Off to the intern send-off party. Dwight gave a sexist and weird pep talk, and Andy congratulated Jim on the impending “baby Tuna.” The rest of the rumors surfaced: that Creed has asthma, Oscar is the voice of the Taco Bell dog, and Kevin has another person inside of him, working him with controls, which has to be the coolest rumor ever spread about him. The Dunder-Mifflinites may be slow on the uptake, but they put this one together, and confronted Michael with his bad behavior, at which point he revealed that only one of the rumors was true.
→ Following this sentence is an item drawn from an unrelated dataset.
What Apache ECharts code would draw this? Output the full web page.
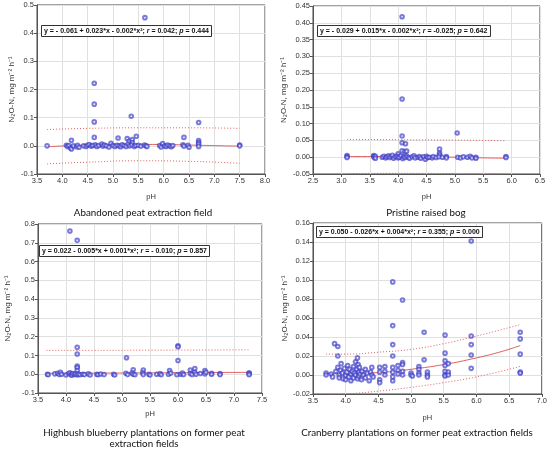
<!DOCTYPE html>
<html><head><meta charset="utf-8">
<script src="https://cdn.jsdelivr.net/npm/echarts@6/dist/echarts.min.js"></script>
<style>html,body{margin:0;padding:0;background:#fff}#c{width:550px;height:449px}</style>
</head><body><div id="c"></div>
<script>
// ---------- DATA ----------
const abandonedPoints = [
 [5.63,0.455],[4.63,0.222],[4.63,0.148],[4.63,0.085],[4.63,0.030],[5.36,0.105],[6.69,0.083],[6.69,0.019],[6.69,0.012],[6.69,0.006],[6.69,-0.002],
 [5.10,0.028],[5.28,0.026],[5.32,0.016],[5.38,0.022],[5.38,0.012],[5.46,0.034],[6.40,0.030],[4.18,0.020],
 [3.70,0.000],[4.08,0.002],[4.10,-0.002],[4.13,0.001],[4.16,-0.008],[4.18,-0.011],[4.22,0.000],[4.28,-0.003],[4.30,0.002],[4.33,-0.005],
 [4.42,0.000],[4.47,-0.002],[4.50,0.002],[4.53,0.005],[4.57,-0.001],[4.60,0.001],[4.65,0.004],[4.68,-0.002],[4.72,0.001],[4.78,0.006],
 [4.80,-0.001],[4.83,0.003],[4.87,0.000],[4.92,-0.004],[4.96,0.009],[5.00,0.001],[5.04,-0.002],[5.08,0.002],[5.12,0.000],[5.15,-0.003],
 [5.18,0.004],[5.22,0.001],[5.26,-0.002],[5.30,0.006],[5.33,0.000],[5.37,0.003],[5.42,-0.002],[5.45,0.001],[5.50,0.002],[5.55,-0.001],
 [5.62,0.003],[5.65,0.000],[5.67,-0.002],[5.92,0.001],[5.95,-0.004],[5.98,0.008],[6.02,0.000],[6.05,-0.002],[6.08,0.003],[6.12,0.000],
 [6.15,-0.003],[6.18,0.001],[6.38,0.004],[6.40,-0.001],[6.48,0.002],[6.50,-0.005],[7.50,0.003],[7.50,0.000]
];
const abandonedFit   = [[3.7,-0.003],[4.2,0.001],[4.7,0.004],[5.2,0.005],[5.7,0.005],[6.2,0.004],[6.7,0.002],[7.2,0.000],[7.5,-0.001]];
const abandonedUpper = [[3.7,0.058],[4.5,0.062],[5.5,0.064],[6.5,0.064],[7.5,0.062]];
const abandonedLower = [[3.7,-0.064],[4.5,-0.058],[5.5,-0.053],[6.5,-0.055],[7.5,-0.062]];

const pristinePoints = [
 [4.07,0.418],[4.07,0.173],[4.07,0.063],[4.07,0.043],[4.13,0.040],[4.07,0.019],[4.12,0.017],[4.15,0.018],[4.00,0.010],
 [4.73,0.024],[4.73,0.012],[4.73,0.007],[5.04,0.072],
 [3.10,0.005],[3.10,0.002],[3.10,-0.001],[3.57,0.005],[3.57,0.002],[3.58,-0.001],[3.60,0.003],[3.60,-0.003],[3.72,0.000],[3.75,0.003],
 [3.78,-0.002],[3.80,0.001],[3.83,0.004],[3.85,-0.001],[3.88,0.002],[3.90,0.006],[3.92,-0.003],[3.95,0.001],[3.98,0.003],[4.00,-0.002],
 [4.02,0.000],[4.05,0.004],[4.08,-0.004],[4.10,0.002],[4.12,-0.001],[4.15,0.003],[4.18,0.000],[4.20,-0.003],[4.25,0.001],[4.28,0.004],
 [4.30,-0.002],[4.35,0.000],[4.38,0.002],[4.40,-0.003],[4.45,0.001],[4.48,-0.006],[4.50,0.003],[4.52,-0.001],[4.55,0.000],[4.60,-0.002],
 [4.62,0.002],[4.67,-0.001],[4.72,0.001],[4.78,0.000],[4.85,0.002],[4.85,-0.002],[5.05,0.000],[5.10,-0.002],[5.15,0.001],[5.22,0.000],
 [5.27,0.003],[5.30,-0.002],[5.37,0.000],[5.37,-0.003],[5.90,0.002],[5.90,-0.001]
];
const pristineFit   = [[3.1,0.002],[3.6,0.002],[4.0,0.002],[4.5,0.001],[5.0,0.000],[5.5,-0.002],[5.9,-0.003]];
const pristineUpper = [[3.1,0.053],[4.0,0.052],[5.0,0.051],[5.9,0.049]];
const pristineLower = [[3.1,-0.049],[4.0,-0.048],[5.0,-0.049],[5.9,-0.050]];

const blueberryPoints = [
 [4.07,0.763],[4.20,0.713],[4.20,0.143],[4.20,0.108],[4.20,0.043],[4.20,0.036],[5.08,0.088],[6.00,0.152],[6.00,0.146],[6.00,0.073],
 [4.20,0.020],[5.20,0.024],[5.38,0.022],[5.85,0.020],[6.22,0.022],[6.30,0.030],[6.48,0.020],
 [3.67,0.000],[3.68,-0.003],[3.80,0.002],[3.85,0.005],[3.88,-0.002],[3.90,0.010],[3.92,0.000],[4.00,-0.004],[4.05,0.003],[4.07,0.008],
 [4.10,0.000],[4.10,-0.005],[4.12,0.004],[4.15,-0.002],[4.17,0.002],[4.20,-0.004],[4.22,0.001],[4.25,-0.003],[4.30,0.000],[4.33,-0.002],
 [4.40,0.002],[4.43,-0.004],[4.55,0.000],[4.57,-0.003],[4.62,0.001],[4.68,-0.002],[4.85,0.000],[4.87,-0.004],[5.07,0.005],[5.10,-0.002],
 [5.18,0.006],[5.20,0.000],[5.23,-0.003],[5.37,0.008],[5.38,-0.002],[5.48,0.000],[5.50,-0.004],[5.62,0.000],[5.68,0.003],[5.70,-0.003],
 [5.83,0.000],[5.87,0.006],[5.98,-0.003],[6.05,0.000],[6.08,0.006],[6.10,-0.002],[6.22,0.004],[6.25,-0.001],[6.30,0.010],[6.32,0.000],
 [6.40,0.004],[6.48,0.002],[6.50,0.010],[6.60,0.005],[6.60,0.000],[6.75,0.003],[6.75,-0.002],[7.27,0.008],[7.27,0.003],[7.27,-0.003]
];
const blueberryFit   = [[3.65,0.005],[4.5,0.006],[5.5,0.007],[6.5,0.009],[7.28,0.010]];
const blueberryUpper = [[3.65,0.127],[4.5,0.127],[5.5,0.128],[6.5,0.129],[7.28,0.130]];

const cranberryPoints = [
 [3.70,0.002],[3.70,0.000],[3.78,0.001],[3.80,-0.002],[3.83,0.033],[3.85,0.004],[3.88,0.030],[3.88,0.020],[3.88,0.008],[3.90,0.000],
 [3.90,-0.003],[3.92,0.005],[3.93,0.012],[3.95,0.002],[3.96,-0.004],[3.98,0.007],[4.00,0.000],[4.00,-0.005],[4.02,0.003],[4.03,0.010],
 [4.05,-0.002],[4.06,0.006],[4.08,0.001],[4.08,-0.006],[4.10,0.004],[4.12,0.009],[4.12,-0.003],[4.13,0.002],[4.15,0.000],[4.15,0.014],
 [4.17,0.006],[4.18,-0.004],[4.18,0.018],[4.19,0.011],[4.20,0.003],[4.20,-0.001],[4.21,0.008],[4.22,0.001],[4.24,-0.005],[4.25,0.004],
 [4.27,0.000],[4.30,0.006],[4.30,-0.003],[4.33,0.002],[4.36,-0.006],[4.38,0.003],[4.40,0.008],[4.40,0.000],[4.42,-0.002],
 [4.52,0.008],[4.52,0.003],[4.52,-0.005],[4.52,-0.008],[4.60,0.009],[4.60,0.004],[4.60,0.000],
 [4.72,0.098],[4.72,0.052],[4.72,0.032],[4.72,0.020],[4.72,0.008],[4.72,0.003],[4.72,-0.002],[4.72,-0.006],
 [4.80,0.010],[4.80,0.005],[4.80,0.001],[4.87,0.079],[4.87,0.013],[4.87,0.011],[4.87,0.004],[4.87,0.000],
 [5.00,0.002],[5.00,0.000],[5.02,-0.001],[5.12,0.009],[5.12,0.006],[5.12,0.002],[5.12,0.000],[5.20,0.045],[5.20,0.016],
 [5.25,0.003],[5.25,0.000],[5.25,-0.002],[5.52,0.042],[5.52,0.023],[5.52,0.015],[5.52,0.010],[5.52,0.004],[5.52,0.000],[5.52,-0.001],
 [5.57,0.012],[5.57,0.003],[5.57,0.000],[5.92,0.141],[5.92,0.041],[5.92,0.032],[5.92,0.021],[5.92,0.007],
 [6.67,0.045],[6.67,0.038],[6.67,0.022],[6.67,0.003],[6.67,0.002]
];
const cranberryFit   = [[3.7,0.002],[4.0,0.001],[4.3,0.002],[4.6,0.003],[5.0,0.006],[5.5,0.011],[6.0,0.018],[6.4,0.025],[6.67,0.031]];
const cranberryUpper = [[3.7,0.022],[4.0,0.022],[4.5,0.024],[5.0,0.027],[5.5,0.033],[6.0,0.041],[6.4,0.048],[6.67,0.053]];
const cranberryLower = [[3.7,-0.021],[4.0,-0.020],[4.5,-0.017],[5.0,-0.013],[5.5,-0.008],[6.0,-0.002],[6.67,0.009]];

const panelTitles = ['Abandoned peat extraction field','Pristine raised bog',
  'Highbush blueberry plantations on former peat\nextraction fields','Cranberry plantations on former peat extraction fields'];
const equations = [
  'y = - 0.061 + 0.023*x - 0.002*x²; {i|r} = 0.042; {i|p} = 0.444',
  'y = - 0.029 + 0.015*x - 0.002*x²; {i|r} = -0.025; {i|p} = 0.642',
  'y = 0.022 - 0.005*x + 0.001*x²; {i|r} = - 0.010; {i|p} = 0.857',
  'y = 0.050 - 0.026*x + 0.004*x²; {i|r} = 0.355; {i|p} = 0.000'
];
const xRanges = [[3.5,8.0,0.5],[2.5,6.5,0.5],[3.5,7.5,0.5],[3.5,7.0,0.5]];
const yRanges = [[-0.1,0.5,0.1,1],[-0.05,0.45,0.05,2],[-0.1,0.8,0.1,1],[-0.02,0.16,0.02,2]];
const yName = 'N₂O-N, mg m⁻² h⁻¹';

// ---------- LAYOUT ----------
const grids = [
  {left:37, top:5, width:228, height:169},
  {left:313, top:6, width:227, height:168},
  {left:38, top:224, width:224, height:169},
  {left:313, top:223, width:229, height:171}
];
const yNameGaps = [21, 25, 26, 23];
const xNameGaps = [19, 19, 17, 20];
const eqPos = [[41,25],[317,25],[39,245],[316,226]];
const titlePos = [[138,202],[421,202],[139,422],[412,422]];

const tickFont = {fontFamily:'Liberation Sans, Arial, sans-serif', fontSize:7.5, color:'#333'};
const eqFont = 'Liberation Sans, Arial, sans-serif';
const ptColor = 'rgba(60,60,200,0.85)', lineColor = '#e06060';

const xAxis = xRanges.map((r,i)=>({
  gridIndex:i, type:'value', min:r[0], max:r[1], interval:r[2],
  name:'pH', nameLocation:'middle', nameGap:xNameGaps[i],
  nameTextStyle:{...tickFont},
  axisLine:{show:true, onZero:false, lineStyle:{color:'#555', width:1}},
  axisTick:{show:true, length:3, lineStyle:{color:'#555'}},
  axisLabel:{...tickFont, margin:3, formatter:v=>v.toFixed(1)},
  splitLine:{show:true, lineStyle:{color:'#e0e0e0', width:1}}
}));
const yAxis = yRanges.map((r,i)=>({
  gridIndex:i, type:'value', min:r[0], max:r[1], interval:r[2],
  name:yName, nameLocation:'middle', nameGap:yNameGaps[i],
  nameTextStyle:{...tickFont, fontSize:8},
  axisLine:{show:true, onZero:false, lineStyle:{color:'#555', width:1}},
  axisTick:{show:true, length:3, lineStyle:{color:'#555'}},
  axisLabel:{...tickFont, margin:3, formatter:v=>v.toFixed(r[3])},
  splitLine:{show:true, lineStyle:{color:'#e0e0e0', width:1}}
}));

const pts = [abandonedPoints, pristinePoints, blueberryPoints, cranberryPoints];
const fits = [abandonedFit, pristineFit, blueberryFit, cranberryFit];
const uppers = [abandonedUpper, pristineUpper, blueberryUpper, cranberryUpper];
const lowers = [abandonedLower, pristineLower, null, cranberryLower];

const series = [];
for (let i=0;i<4;i++){
  const band = d => ({type:'line', xAxisIndex:i, yAxisIndex:i, data:d, smooth:true, showSymbol:false, silent:true,
    lineStyle:{color:lineColor, width:1, type:[1,2]}, z:3});
  series.push(band(uppers[i]));
  if (lowers[i]) series.push(band(lowers[i]));
  series.push({type:'line', xAxisIndex:i, yAxisIndex:i, data:fits[i], smooth:true, showSymbol:false, silent:true,
    lineStyle:{color:lineColor, width:1}, z:3});
  series.push({type:'scatter', xAxisIndex:i, yAxisIndex:i, data:pts[i], symbol:'emptyCircle', symbolSize:3.6,
    itemStyle:{color:ptColor, borderColor:ptColor, borderWidth:0.9}, z:4});
}

const titles = [];
for (let i=0;i<4;i++){
  titles.push({text:panelTitles[i], left:titlePos[i][0], top:titlePos[i][1], textAlign:'center',
    textStyle:{fontFamily:'Lato, Open Sans, sans-serif', fontSize:9.8, fontWeight:'normal', color:'#111', lineHeight:11}});
  titles.push({text:equations[i], left:eqPos[i][0], top:eqPos[i][1], padding:[3,3,2,3],
    borderColor:'#333', borderWidth:1, backgroundColor:'#fff',
    textStyle:{fontFamily:eqFont, fontSize:7, fontWeight:'bold', color:'#111',
      rich:{i:{fontFamily:eqFont, fontSize:7, fontWeight:'bold', fontStyle:'italic', color:'#111'}}}});
}

const chart = echarts.init(document.getElementById('c'), null, {renderer:'canvas'});
chart.setOption({
  backgroundColor:'#fff', animation:false,
  title:titles,
  grid:grids.map(g=>({...g, show:true, borderColor:'#444', borderWidth:1, backgroundColor:'transparent'})),
  xAxis, yAxis, series
});
</script></body></html>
One of these days, Jenna Fischer is going to get the Emmy recognition she deserves, because her sudden knowing glance here told more story than 10 minutes worth of narrative could. (Also, Pam and Jim have awesome brainphone.) Jim took the bullet for Stanley and admitted that he and Pam are going to be parents. “I knew it,” Kevin swore, “because Pam’s breasts seemed a tiny bit bigger.” They presented a sonogram for proof.
On the run-out, Michael tried to guilt trip Jim and Pam for not telling him sooner, Jim and Pam save Michael from telling Stanley’s wife about the affair, but she found out anyway, and Stanley destroyed Michael’s car.
Best lines of the night
Michael: “It’s like the end of Spartacus. I have seen that movie half a dozen times, and I still don’t know who the real Spartacus is. And that is what makes that movie a classic whodunnit.”
Erin: I’m so glad you’re eating. Kelly: Me too!
Creed: Who’s the OB/GYN?
Ryan: She’s gonna stretch.
“Gossip” had some terrific moments, but I don’t know that I’d put it on my all-time great episodes list. What did you think, PopWatchers?
Photo credit: Chris Haston/NBC
*Update So, it turns out the version that NBC aired was slightly different than the version sent out to press. I’m guessing the scenes/stray lines that made it into the screener episode will wind up on the DVDs, so I’m going to leave the recap as-is (you know, for posterity). As far as I can tell, there weren’t major differences, and I really liked that “fancy whore” line and am glad I got to share it with all of you.